Measures put forward by the Prudential Regulation Authority (PRA) and Financial Conduct Authority (FCA) call for a specific individual within such firms to be responsible for overseeing the effectiveness of internal whistleblowing arrangements.
These include arrangements for protecting whistleblowers against detrimental treatment, preparing an annual report to the board about their operation, and reporting to FCA where, in a case before an employment tribunal contested by the firm, the tribunal finds in favour of a whistleblower.
These proposals form part of a raft of measures put forward by the regulators in response to recommendations made by the Parliamentary Commission on Banking Standards.
Organisations would be required to inform their employees that they can blow the whistle to FCA or the PRA and to offer protection to all whistleblowers, regardless of their relationship with the firm and topic of their disclosure.
Firms would also need to include provisions in new employment contracts and settlement agreements which clarify that nothing in those agreements prevent an employee (or ex-employee) from making a protected disclosure.
PRA and FCA said, “These proposals seek to formalise organisations’ whistleblowing procedures and are aimed at moving towards a more consistent approach, building on existing good practice in firms.”
It added, “They aim to ensure that all employees are encouraged to blow the whistle where they suspect misconduct, confident that their concerns will be considered and that there will be no personal repercussions.”
The measures form part of a consultation - which closes on May 22 - and is intended to build upon FCA’s existing guidance on how firms handle whistleblowers.
A spokesperson of the ICC FIB indicated that an in-house whistle blowing system that is properly managed and supported could be invaluable for a corporate’s internal compliance purposes.

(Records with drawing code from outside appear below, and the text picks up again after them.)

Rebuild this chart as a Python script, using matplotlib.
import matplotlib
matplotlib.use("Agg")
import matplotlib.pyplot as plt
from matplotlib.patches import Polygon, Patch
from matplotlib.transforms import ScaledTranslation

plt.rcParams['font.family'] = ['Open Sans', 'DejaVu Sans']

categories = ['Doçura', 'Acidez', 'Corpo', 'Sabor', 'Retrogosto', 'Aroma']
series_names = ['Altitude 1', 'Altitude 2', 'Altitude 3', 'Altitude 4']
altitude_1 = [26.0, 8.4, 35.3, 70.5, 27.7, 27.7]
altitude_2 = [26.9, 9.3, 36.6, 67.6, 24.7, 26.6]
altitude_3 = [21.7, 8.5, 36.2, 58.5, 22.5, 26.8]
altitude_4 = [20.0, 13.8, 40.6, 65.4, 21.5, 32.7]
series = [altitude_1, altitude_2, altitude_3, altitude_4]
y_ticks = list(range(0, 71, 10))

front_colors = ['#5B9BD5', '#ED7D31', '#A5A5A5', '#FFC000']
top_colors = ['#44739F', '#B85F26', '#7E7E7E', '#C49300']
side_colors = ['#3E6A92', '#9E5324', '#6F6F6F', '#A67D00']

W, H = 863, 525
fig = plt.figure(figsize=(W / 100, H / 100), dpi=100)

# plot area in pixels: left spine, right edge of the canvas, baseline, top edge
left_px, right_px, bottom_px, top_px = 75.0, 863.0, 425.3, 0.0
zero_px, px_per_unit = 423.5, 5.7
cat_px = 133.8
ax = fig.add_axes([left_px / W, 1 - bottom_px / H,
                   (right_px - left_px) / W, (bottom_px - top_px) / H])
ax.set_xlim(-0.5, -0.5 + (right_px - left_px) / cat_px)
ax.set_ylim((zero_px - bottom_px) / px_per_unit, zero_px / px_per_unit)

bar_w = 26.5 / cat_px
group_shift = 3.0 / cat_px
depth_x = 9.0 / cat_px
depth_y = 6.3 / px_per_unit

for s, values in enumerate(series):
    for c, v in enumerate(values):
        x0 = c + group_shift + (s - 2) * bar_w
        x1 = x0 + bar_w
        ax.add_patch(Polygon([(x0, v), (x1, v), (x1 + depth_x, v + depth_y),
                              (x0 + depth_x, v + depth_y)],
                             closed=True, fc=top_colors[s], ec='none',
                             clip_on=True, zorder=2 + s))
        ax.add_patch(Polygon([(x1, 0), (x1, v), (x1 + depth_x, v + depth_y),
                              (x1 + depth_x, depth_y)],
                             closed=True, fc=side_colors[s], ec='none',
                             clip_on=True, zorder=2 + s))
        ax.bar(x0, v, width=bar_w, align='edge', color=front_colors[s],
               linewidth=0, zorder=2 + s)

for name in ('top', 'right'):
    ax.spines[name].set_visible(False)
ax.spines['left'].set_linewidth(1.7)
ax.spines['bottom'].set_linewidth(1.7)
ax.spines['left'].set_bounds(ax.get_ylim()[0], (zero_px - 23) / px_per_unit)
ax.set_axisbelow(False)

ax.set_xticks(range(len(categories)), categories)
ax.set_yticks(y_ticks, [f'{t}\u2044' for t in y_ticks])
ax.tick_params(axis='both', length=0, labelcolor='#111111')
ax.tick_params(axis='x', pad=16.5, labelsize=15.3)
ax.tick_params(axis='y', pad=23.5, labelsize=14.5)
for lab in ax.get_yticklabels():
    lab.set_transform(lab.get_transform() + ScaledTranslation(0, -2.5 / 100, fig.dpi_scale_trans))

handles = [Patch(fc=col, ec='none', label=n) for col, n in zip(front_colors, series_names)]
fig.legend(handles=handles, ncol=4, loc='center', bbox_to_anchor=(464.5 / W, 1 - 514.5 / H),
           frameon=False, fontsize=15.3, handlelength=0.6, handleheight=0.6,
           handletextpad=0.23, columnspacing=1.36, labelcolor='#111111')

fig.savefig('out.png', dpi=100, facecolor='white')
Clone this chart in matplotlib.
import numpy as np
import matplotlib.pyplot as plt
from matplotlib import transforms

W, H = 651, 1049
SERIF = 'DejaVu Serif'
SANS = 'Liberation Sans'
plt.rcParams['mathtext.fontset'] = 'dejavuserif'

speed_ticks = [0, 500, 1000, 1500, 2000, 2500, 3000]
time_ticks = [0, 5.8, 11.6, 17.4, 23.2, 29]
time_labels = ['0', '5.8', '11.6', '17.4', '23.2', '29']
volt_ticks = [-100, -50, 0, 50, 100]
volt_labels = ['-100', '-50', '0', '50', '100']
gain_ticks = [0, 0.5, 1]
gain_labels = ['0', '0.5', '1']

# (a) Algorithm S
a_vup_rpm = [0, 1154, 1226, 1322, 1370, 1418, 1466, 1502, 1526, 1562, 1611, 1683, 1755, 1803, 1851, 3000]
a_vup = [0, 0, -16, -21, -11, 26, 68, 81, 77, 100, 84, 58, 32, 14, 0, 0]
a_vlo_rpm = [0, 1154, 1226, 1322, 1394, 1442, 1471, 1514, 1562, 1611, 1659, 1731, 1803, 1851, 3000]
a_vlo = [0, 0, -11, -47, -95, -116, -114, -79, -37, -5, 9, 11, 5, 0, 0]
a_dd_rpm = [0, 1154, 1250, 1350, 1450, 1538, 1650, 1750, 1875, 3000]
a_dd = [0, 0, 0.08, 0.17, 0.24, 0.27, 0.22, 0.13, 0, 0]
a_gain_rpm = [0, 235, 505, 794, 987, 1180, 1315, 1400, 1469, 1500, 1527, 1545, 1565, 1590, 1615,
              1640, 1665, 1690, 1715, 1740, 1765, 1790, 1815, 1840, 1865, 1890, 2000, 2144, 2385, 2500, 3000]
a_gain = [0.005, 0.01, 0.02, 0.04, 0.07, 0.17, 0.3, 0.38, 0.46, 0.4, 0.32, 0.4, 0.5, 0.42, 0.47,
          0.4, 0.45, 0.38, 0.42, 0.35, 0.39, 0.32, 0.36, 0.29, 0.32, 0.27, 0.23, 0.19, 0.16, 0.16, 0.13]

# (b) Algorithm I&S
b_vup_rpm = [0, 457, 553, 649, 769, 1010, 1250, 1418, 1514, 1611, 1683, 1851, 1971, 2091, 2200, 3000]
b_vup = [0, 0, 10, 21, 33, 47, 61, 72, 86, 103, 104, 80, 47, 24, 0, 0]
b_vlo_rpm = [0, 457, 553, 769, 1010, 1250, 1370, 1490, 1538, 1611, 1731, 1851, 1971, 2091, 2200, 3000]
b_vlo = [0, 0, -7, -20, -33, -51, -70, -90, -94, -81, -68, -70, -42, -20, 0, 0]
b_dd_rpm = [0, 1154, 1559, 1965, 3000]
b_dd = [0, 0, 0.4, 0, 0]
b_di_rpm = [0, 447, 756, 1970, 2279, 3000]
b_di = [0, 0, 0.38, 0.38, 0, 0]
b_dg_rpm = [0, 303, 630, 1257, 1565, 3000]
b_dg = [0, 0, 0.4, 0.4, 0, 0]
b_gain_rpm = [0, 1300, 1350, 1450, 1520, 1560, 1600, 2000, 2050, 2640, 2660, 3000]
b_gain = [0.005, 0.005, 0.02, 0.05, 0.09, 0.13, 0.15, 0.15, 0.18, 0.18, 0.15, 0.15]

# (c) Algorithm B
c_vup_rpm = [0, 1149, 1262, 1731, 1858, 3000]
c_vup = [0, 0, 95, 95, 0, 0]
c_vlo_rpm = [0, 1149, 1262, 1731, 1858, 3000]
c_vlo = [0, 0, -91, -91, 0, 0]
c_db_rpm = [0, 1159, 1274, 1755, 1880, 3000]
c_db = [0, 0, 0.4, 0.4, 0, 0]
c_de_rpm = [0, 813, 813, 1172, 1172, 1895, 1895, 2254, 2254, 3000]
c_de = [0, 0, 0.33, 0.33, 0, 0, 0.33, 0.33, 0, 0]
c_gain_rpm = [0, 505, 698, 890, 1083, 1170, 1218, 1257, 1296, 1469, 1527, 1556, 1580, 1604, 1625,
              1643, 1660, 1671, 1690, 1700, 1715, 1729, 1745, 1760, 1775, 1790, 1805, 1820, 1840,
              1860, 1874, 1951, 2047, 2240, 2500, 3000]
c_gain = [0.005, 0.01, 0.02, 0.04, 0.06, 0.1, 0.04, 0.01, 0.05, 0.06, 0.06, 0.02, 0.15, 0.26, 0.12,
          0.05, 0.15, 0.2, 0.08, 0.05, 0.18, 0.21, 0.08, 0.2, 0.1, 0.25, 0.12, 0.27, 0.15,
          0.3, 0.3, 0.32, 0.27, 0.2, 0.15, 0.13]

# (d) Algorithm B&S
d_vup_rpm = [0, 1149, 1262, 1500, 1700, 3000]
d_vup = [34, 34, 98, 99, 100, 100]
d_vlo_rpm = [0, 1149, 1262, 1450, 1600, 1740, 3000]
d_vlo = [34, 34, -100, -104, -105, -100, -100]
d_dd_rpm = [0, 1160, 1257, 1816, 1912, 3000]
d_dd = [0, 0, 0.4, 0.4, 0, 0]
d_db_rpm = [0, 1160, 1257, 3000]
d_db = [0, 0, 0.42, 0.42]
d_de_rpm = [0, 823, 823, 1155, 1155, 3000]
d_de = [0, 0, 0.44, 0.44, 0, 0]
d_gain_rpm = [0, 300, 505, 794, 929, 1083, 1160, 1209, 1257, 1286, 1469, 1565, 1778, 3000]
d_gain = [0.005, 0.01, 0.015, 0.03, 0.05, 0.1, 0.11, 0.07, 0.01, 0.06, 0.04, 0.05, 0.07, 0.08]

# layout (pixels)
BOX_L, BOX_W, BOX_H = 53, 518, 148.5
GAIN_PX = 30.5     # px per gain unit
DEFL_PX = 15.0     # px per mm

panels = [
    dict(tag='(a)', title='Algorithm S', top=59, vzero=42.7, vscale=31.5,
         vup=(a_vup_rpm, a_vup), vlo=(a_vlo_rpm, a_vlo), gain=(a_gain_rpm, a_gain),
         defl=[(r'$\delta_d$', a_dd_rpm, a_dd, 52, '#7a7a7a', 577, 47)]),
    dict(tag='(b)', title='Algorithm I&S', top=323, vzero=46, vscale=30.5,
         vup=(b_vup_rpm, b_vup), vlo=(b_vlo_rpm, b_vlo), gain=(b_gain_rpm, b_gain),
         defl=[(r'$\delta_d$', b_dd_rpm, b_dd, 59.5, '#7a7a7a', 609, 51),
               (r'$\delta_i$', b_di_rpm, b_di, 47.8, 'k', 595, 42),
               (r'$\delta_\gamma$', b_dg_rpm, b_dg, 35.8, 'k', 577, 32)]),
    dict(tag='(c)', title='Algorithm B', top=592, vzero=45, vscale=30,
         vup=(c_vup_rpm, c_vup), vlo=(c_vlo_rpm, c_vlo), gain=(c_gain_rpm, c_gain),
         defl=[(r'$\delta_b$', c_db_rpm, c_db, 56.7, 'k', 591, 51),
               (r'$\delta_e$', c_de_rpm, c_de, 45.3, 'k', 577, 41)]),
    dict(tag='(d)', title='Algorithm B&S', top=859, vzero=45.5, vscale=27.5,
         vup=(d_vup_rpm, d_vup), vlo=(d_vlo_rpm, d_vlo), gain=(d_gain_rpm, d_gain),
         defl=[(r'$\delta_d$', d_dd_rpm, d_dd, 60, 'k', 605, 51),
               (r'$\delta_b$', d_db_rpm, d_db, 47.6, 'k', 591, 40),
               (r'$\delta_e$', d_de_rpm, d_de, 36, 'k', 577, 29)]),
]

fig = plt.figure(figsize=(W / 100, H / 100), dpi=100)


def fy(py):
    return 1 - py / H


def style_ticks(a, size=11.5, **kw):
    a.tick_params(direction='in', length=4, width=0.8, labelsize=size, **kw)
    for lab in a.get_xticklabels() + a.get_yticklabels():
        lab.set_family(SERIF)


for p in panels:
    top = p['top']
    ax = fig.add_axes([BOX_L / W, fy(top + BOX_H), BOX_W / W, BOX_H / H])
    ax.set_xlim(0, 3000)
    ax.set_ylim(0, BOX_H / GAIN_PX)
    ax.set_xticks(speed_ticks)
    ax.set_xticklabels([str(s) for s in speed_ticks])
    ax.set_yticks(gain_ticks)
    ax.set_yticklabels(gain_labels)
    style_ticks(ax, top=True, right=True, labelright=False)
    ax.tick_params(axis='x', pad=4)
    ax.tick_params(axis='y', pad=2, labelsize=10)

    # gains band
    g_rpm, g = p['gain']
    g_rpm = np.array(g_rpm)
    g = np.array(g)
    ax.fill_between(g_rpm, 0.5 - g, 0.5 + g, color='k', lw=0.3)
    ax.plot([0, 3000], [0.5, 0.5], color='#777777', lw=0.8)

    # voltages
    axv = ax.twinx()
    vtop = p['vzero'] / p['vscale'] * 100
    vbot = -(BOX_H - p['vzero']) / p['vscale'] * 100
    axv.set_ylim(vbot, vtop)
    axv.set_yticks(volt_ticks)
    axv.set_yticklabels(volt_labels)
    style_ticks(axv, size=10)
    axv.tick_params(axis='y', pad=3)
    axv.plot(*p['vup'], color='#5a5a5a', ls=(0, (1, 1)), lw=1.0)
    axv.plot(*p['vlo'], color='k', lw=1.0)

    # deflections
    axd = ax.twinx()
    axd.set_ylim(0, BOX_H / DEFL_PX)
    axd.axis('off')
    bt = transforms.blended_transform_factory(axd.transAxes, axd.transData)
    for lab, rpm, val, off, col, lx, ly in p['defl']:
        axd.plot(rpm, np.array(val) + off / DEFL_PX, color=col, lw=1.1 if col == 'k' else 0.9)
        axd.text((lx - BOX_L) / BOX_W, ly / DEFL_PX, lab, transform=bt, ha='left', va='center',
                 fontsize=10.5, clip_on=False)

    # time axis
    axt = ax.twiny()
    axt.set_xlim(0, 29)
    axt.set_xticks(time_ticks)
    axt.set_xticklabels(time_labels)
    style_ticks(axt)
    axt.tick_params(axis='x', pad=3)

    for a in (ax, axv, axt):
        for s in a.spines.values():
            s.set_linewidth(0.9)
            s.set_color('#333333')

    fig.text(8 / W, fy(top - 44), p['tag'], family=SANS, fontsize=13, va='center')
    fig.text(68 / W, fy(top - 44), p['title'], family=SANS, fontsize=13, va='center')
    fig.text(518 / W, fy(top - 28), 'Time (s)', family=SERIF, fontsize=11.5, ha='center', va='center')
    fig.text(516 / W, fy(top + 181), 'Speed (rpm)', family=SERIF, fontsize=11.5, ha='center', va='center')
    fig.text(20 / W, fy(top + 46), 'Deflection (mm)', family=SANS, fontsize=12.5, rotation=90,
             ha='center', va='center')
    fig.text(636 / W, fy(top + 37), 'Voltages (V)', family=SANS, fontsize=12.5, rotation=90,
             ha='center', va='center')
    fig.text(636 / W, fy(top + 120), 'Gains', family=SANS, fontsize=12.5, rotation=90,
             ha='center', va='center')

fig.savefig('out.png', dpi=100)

In a related development, the regulators have also confirmed that certain non-executive directors (NEDs) of financial institutions and insurers could be held individually liable if they do not take reasonable steps to prevent or stop breaches of regulatory requirements in their areas of responsibility.
NEDs that would fall under PRA’s senior managers’ regime (SMR) and senior insurance managers’ regime (SIMR) are board chairs, senior independent directors and chairs of risk, audit and remuneration committees.
The SMR and SIMR will therefore focus on those NEDs with specific responsibilities for areas or committees directly relevant to a firm’s safety and soundness.
Senior managers in banks will also be subject to a separate offence which could result in them being held criminally liable for reckless decisions leading to the failure of banks. This new criminal offence would be subject to the usual standard of proof in criminal cases which is beyond reasonable doubt.
PRA chief executive Andrew Bailey, who is also deputy governor of the Bank of England said, “senior managers will be held individually accountable if the areas they are responsible for fail to meet our requirements. Our new accountability regime will hold all senior managers, including non-executive directors, to a clear standard of behaviour and we will take action where they fail to meet this.”